Álvares de Azevedo (1831-1852) foi um poeta e contista ultrarromântico, que morreu com apenas vinte anos de idade. Sua obra é forte, de cunho erótico e revolucionário, influenciada por Byron e Musset, desenvolvida dentro da estética do “mal do século”. Segundo o crítico português Lopes de Mendonça, ele era “um jovem poeta que cantava porque lhe ardia no peito um fogo devorador, porque sua alma ébria e palpitante lhe acendia a imaginação e o fervor de seus desejos”. Lutava entre luz e trevas, como nestes seus versos: “Cavaleiro das armas escuras,/ Onde vais pelas trevas impuras/ Com a espada sangrenta na mão?” Ora Álvares Azevedo demonstrava ser um estudante aplicado de Direito, na Escola do Largo São Francisco, de São Paulo, ora participava de reuniões marcadas por orgias com prostitutas, responsáveis pelo suicídio de colegas confusos e melancólicos.

Escreveu uma peça teatral intitulada “Macário”. “Macário” em grego significa “bem-aventurado”, “feliz”. Um nome de luz para um personagem que vive nas trevas, mergulhado no pessimismo. Que encarna a tensão entre ideal e realidade, corpo e espírito, fé e descrença. Um homem dividido entre a máscara luminosa e a sombra interior.

Tal qual na tragédia “Fausto”, do alemão Goethe (1749-1832), obra-prima do teatro ocidental, Macário dialoga com o Diabo. A linguagem é viva, cheia de elementos góticos. São discussões existenciais, filosóficas, irônicas, sobre a condição humana, o sentido da vida, a corrupção social, o tédio, o fracasso das esperanças, o desmonte das ilusões. Algumas frases colhidas do texto: “O mundo é uma taverna onde cada qual bebe o que traz”; “Eu rio da humanidade porque a conheço”; “A humanidade é um livro de páginas rasgadas”; “O homem sonha, acorda, sofre e por fim dorme de vez”.

Macário é, claramente, o alter-ego do desencantado poeta. O Diabo é uma projeção espelhada do próprio Macário. Um duplo. Entre os dois não há medo. Há naturalidade, intimidade, afinal o Diabo mora dentro dele. É tudo que ele reprime: ironia, descrença, cinismo. É a parte oculta de uma mesma personalidade.

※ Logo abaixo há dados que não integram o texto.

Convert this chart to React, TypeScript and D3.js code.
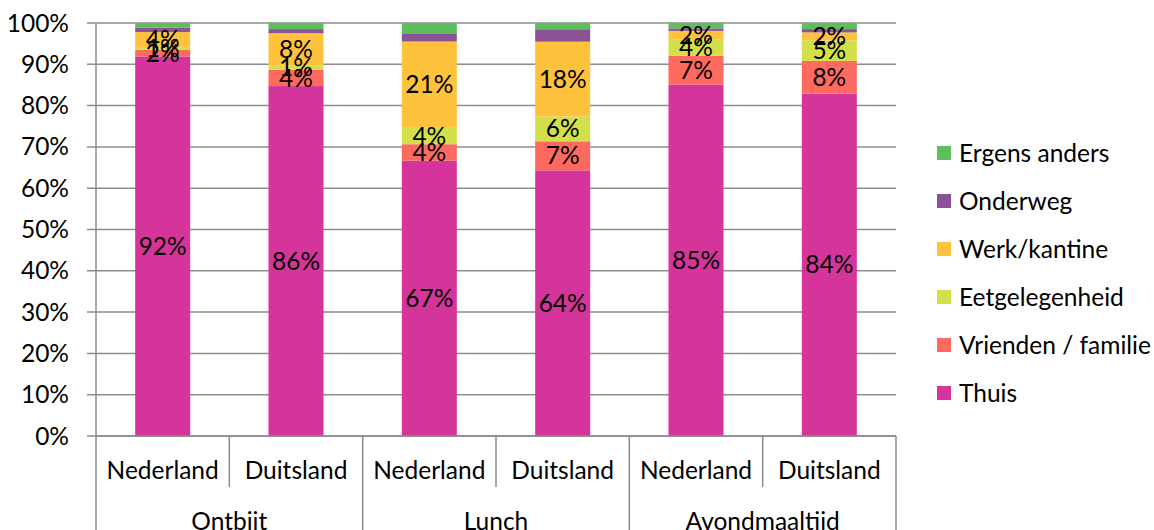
import React from "react";
import * as d3 from "d3";

const meals = ["Ontbijt", "Lunch", "Avondmaaltijd"];
const countries = ["Nederland", "Duitsland"];
const seriesNames = ["Thuis", "Vrienden / familie", "Eetgelegenheid", "Werk/kantine", "Onderweg", "Ergens anders"];
const seriesColors = ["#D5359A", "#FF6A60", "#D3E04A", "#FFC23D", "#8B5396", "#5CBF5C"];
const labeledSeries = [true, true, true, true, false, false];

// raw percentages per bar (Ontbijt NL, Ontbijt DE, Lunch NL, Lunch DE, Avond NL, Avond DE)
const thuis = [92, 86, 67, 64, 85, 84];
const vrienden = [1.6, 4, 4, 7, 7, 8];
const eetgelegenheid = [0.7, 1, 4, 6, 4, 5];
const werk = [3.6, 8, 21, 18, 2, 2];
const onderweg = [1.1, 1, 2, 3, 0.6, 0.8];
const ergens = [1.1, 1.5, 2.5, 1.5, 1.3, 1.5];
const yTicks = [0, 0.1, 0.2, 0.3, 0.4, 0.5, 0.6, 0.7, 0.8, 0.9, 1];

const seriesValues = [thuis, vrienden, eetgelegenheid, werk, onderweg, ergens];

export default function App() {
  const W = 1154, H = 530;
  const left = 96, right = 896, top = 23, bottom = 436;
  const font = "Lato, sans-serif";
  const fs = 24.5;

  const barKeys: string[] = [];
  meals.forEach((m) => countries.forEach((c) => barKeys.push(m + "|" + c)));

  const rows = barKeys.map((k, i) => {
    const r: any = { key: k };
    seriesNames.forEach((s, j) => (r[s] = seriesValues[j][i]));
    return r;
  });

  const stack = d3.stack<any>().keys(seriesNames).offset(d3.stackOffsetExpand);
  const stacked = stack(rows);

  const x = d3.scaleBand().domain(barKeys).range([left, right]).paddingInner(0.5875).paddingOuter(0.29375);
  const y = d3.scaleLinear().domain([0, 1]).range([bottom, top]);
  const step = x.step();
  const fmt = d3.format(".0%");

  return (
    <svg width={W} height={H} style={{ position: "absolute", left: 0, top: 0 }} fontFamily={font}>
      <rect width={W} height={H} fill="#fff" />
      {/* gridlines */}
      {yTicks.map((t) => (
        <line key={t} x1={left - 9} x2={right} y1={y(t)} y2={y(t)} stroke="#8C8C8C" strokeWidth={1.5} />
      ))}
      {/* y axis line */}
      <line x1={left} x2={left} y1={top} y2={bottom} stroke="#8C8C8C" strokeWidth={1.5} />
      {yTicks.map((t) => (
        <text key={"l" + t} x={69} y={y(t)} dy="0.35em" textAnchor="end" fontSize={fs} fill="#000">
          {fmt(t)}
        </text>
      ))}
      {/* bars */}
      {stacked.map((layer, si) =>
        layer.map((d, bi) => (
          <rect
            key={si + "-" + bi}
            x={x(barKeys[bi])}
            width={x.bandwidth()}
            y={y(d[1])}
            height={y(d[0]) - y(d[1])}
            fill={seriesColors[si]}
          />
        ))
      )}
      {/* labels */}
      {stacked.map((layer, si) =>
        labeledSeries[si]
          ? layer.map((d, bi) => (
              <text
                key={"t" + si + "-" + bi}
                x={(x(barKeys[bi]) as number) + x.bandwidth() / 2}
                y={y((d[0] + d[1]) / 2)}
                dy="0.35em"
                textAnchor="middle"
                fontSize={fs}
                fill="#000"
              >
                {Math.round(seriesValues[si][bi]) + "%"}
              </text>
            ))
          : null
      )}
      {/* x axis */}
      <line x1={left} x2={right} y1={bottom} y2={bottom} stroke="#8C8C8C" strokeWidth={1.5} />
      {barKeys.map((k, i) => {
        const x0 = (x(k) as number) + x.bandwidth() / 2 - step / 2;
        const isGroupStart = i % 2 === 0;
        return (
          <line key={"sep" + i} x1={x0} x2={x0} y1={bottom} y2={isGroupStart ? H : 487} stroke="#8C8C8C" strokeWidth={1.5} />
        );
      })}
      <line x1={right} x2={right} y1={bottom} y2={H} stroke="#8C8C8C" strokeWidth={1.5} />
      {barKeys.map((k, i) => (
        <text key={"c" + i} x={(x(k) as number) + x.bandwidth() / 2} y={470} dy="0.35em" textAnchor="middle" fontSize={fs} fill="#000">
          {countries[i % 2]}
        </text>
      ))}
      {meals.map((m, mi) => {
        const cx = ((x(barKeys[mi * 2]) as number) + (x(barKeys[mi * 2 + 1]) as number) + x.bandwidth()) / 2;
        return (
          <text key={m} x={cx} y={521} dy="0.35em" textAnchor="middle" fontSize={fs} fill="#000">
            {m}
          </text>
        );
      })}
      {/* legend */}
      {seriesNames
        .map((s, i) => ({ s, i }))
        .reverse()
        .map(({ s, i }, ri) => {
          const cy = 153 + ri * 48;
          return (
            <g key={s}>
              <rect x={937} y={cy - 7} width={14} height={14} fill={seriesColors[i]} />
              <text x={959} y={cy} dy="0.35em" fontSize={fs} fill="#000">
                {s}
              </text>
            </g>
          );
        })}
    </svg>
  );
}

Macário é um sujeito trevoso, que vagueia sem rumo. Surgiu então este meu poema:

Trevoso,
Coberto de trevas:
A pele espessa,
O olhar escuro,
O nariz tortuoso,
O lábio amargo;
Terríveis trevas
No rosto aflito.

Trevoso,
Oculto nas trevas:
Seu reino
Desde o berço,
Desde o erro,
Desde a mais remota antiguidade.

Trevoso,
Imerso na noite,
Num véu de ignorância
Que abafa a verdade
Como um tule negro.
Difícil transpor
O abismo
Do temor.
Difícil compreender
O drama
De quem não ama.
Bastaria uma chama,
Uma pequena luz
Para abalar esse território tenebroso.

Álvares de Azevedo... grande talento. Pobre poeta a quem faltou tempo. Terá visto, no último instante, gemendo depois de um acidente de cavalo, os pulmões cheios de água, a claridade de Deus penetrando pela janela, pelos ossos e dissipando as trevas?